■ DATA EXTRACT:
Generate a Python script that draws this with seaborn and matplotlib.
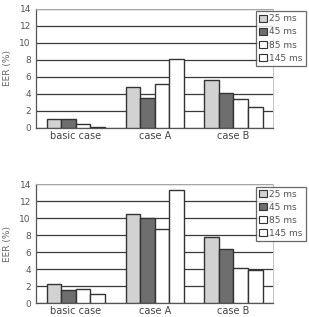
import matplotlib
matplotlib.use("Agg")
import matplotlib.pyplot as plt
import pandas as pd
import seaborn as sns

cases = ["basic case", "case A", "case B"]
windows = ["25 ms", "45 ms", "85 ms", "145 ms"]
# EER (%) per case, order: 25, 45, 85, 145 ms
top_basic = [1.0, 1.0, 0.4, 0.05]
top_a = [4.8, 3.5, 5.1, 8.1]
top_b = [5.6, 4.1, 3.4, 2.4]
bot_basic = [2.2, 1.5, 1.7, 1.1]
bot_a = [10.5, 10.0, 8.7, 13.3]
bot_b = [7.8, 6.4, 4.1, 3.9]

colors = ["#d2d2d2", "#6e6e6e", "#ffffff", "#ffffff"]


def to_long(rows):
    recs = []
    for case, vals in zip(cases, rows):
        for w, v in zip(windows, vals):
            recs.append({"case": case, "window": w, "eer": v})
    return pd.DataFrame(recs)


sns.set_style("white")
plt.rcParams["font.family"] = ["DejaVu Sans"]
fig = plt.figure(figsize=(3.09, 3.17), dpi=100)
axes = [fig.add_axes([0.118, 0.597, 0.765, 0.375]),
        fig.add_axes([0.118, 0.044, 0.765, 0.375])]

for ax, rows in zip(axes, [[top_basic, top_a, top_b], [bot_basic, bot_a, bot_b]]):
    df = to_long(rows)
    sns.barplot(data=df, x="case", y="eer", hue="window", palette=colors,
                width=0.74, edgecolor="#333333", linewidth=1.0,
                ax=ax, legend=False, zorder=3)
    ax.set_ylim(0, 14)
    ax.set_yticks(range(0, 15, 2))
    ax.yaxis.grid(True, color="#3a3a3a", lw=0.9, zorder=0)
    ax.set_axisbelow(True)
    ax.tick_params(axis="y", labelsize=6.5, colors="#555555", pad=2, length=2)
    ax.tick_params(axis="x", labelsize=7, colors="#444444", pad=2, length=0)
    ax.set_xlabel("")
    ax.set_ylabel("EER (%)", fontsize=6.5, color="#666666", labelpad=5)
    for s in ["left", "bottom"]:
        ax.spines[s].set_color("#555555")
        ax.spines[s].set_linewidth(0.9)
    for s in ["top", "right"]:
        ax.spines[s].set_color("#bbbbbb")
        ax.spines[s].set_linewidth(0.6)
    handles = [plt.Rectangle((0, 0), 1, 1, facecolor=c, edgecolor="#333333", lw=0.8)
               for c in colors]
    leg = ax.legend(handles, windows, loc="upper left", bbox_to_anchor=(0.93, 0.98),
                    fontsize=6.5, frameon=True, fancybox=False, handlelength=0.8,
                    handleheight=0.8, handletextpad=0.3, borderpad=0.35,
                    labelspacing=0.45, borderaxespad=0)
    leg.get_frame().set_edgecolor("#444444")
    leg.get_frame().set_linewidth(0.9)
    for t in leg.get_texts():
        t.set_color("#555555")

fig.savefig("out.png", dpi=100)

■ GIVEN INSTRUCTION: Output an exact copy of the material, with the pictures removed.

■ THE COMPLETED TASK:
Generate a Python script that draws this with seaborn and matplotlib.
import matplotlib
matplotlib.use("Agg")
import matplotlib.pyplot as plt
import pandas as pd
import seaborn as sns

cases = ["basic case", "case A", "case B"]
windows = ["25 ms", "45 ms", "85 ms", "145 ms"]
# EER (%) per case, order: 25, 45, 85, 145 ms
top_basic = [1.0, 1.0, 0.4, 0.05]
top_a = [4.8, 3.5, 5.1, 8.1]
top_b = [5.6, 4.1, 3.4, 2.4]
bot_basic = [2.2, 1.5, 1.7, 1.1]
bot_a = [10.5, 10.0, 8.7, 13.3]
bot_b = [7.8, 6.4, 4.1, 3.9]

colors = ["#d2d2d2", "#6e6e6e", "#ffffff", "#ffffff"]


def to_long(rows):
    recs = []
    for case, vals in zip(cases, rows):
        for w, v in zip(windows, vals):
            recs.append({"case": case, "window": w, "eer": v})
    return pd.DataFrame(recs)


sns.set_style("white")
plt.rcParams["font.family"] = ["DejaVu Sans"]
fig = plt.figure(figsize=(3.09, 3.17), dpi=100)
axes = [fig.add_axes([0.118, 0.597, 0.765, 0.375]),
        fig.add_axes([0.118, 0.044, 0.765, 0.375])]

for ax, rows in zip(axes, [[top_basic, top_a, top_b], [bot_basic, bot_a, bot_b]]):
    df = to_long(rows)
    sns.barplot(data=df, x="case", y="eer", hue="window", palette=colors,
                width=0.74, edgecolor="#333333", linewidth=1.0,
                ax=ax, legend=False, zorder=3)
    ax.set_ylim(0, 14)
    ax.set_yticks(range(0, 15, 2))
    ax.yaxis.grid(True, color="#3a3a3a", lw=0.9, zorder=0)
    ax.set_axisbelow(True)
    ax.tick_params(axis="y", labelsize=6.5, colors="#555555", pad=2, length=2)
    ax.tick_params(axis="x", labelsize=7, colors="#444444", pad=2, length=0)
    ax.set_xlabel("")
    ax.set_ylabel("EER (%)", fontsize=6.5, color="#666666", labelpad=5)
    for s in ["left", "bottom"]:
        ax.spines[s].set_color("#555555")
        ax.spines[s].set_linewidth(0.9)
    for s in ["top", "right"]:
        ax.spines[s].set_color("#bbbbbb")
        ax.spines[s].set_linewidth(0.6)
    handles = [plt.Rectangle((0, 0), 1, 1, facecolor=c, edgecolor="#333333", lw=0.8)
               for c in colors]
    leg = ax.legend(handles, windows, loc="upper left", bbox_to_anchor=(0.93, 0.98),
                    fontsize=6.5, frameon=True, fancybox=False, handlelength=0.8,
                    handleheight=0.8, handletextpad=0.3, borderpad=0.35,
                    labelspacing=0.45, borderaxespad=0)
    leg.get_frame().set_edgecolor("#444444")
    leg.get_frame().set_linewidth(0.9)
    for t in leg.get_texts():
        t.set_color("#555555")

fig.savefig("out.png", dpi=100)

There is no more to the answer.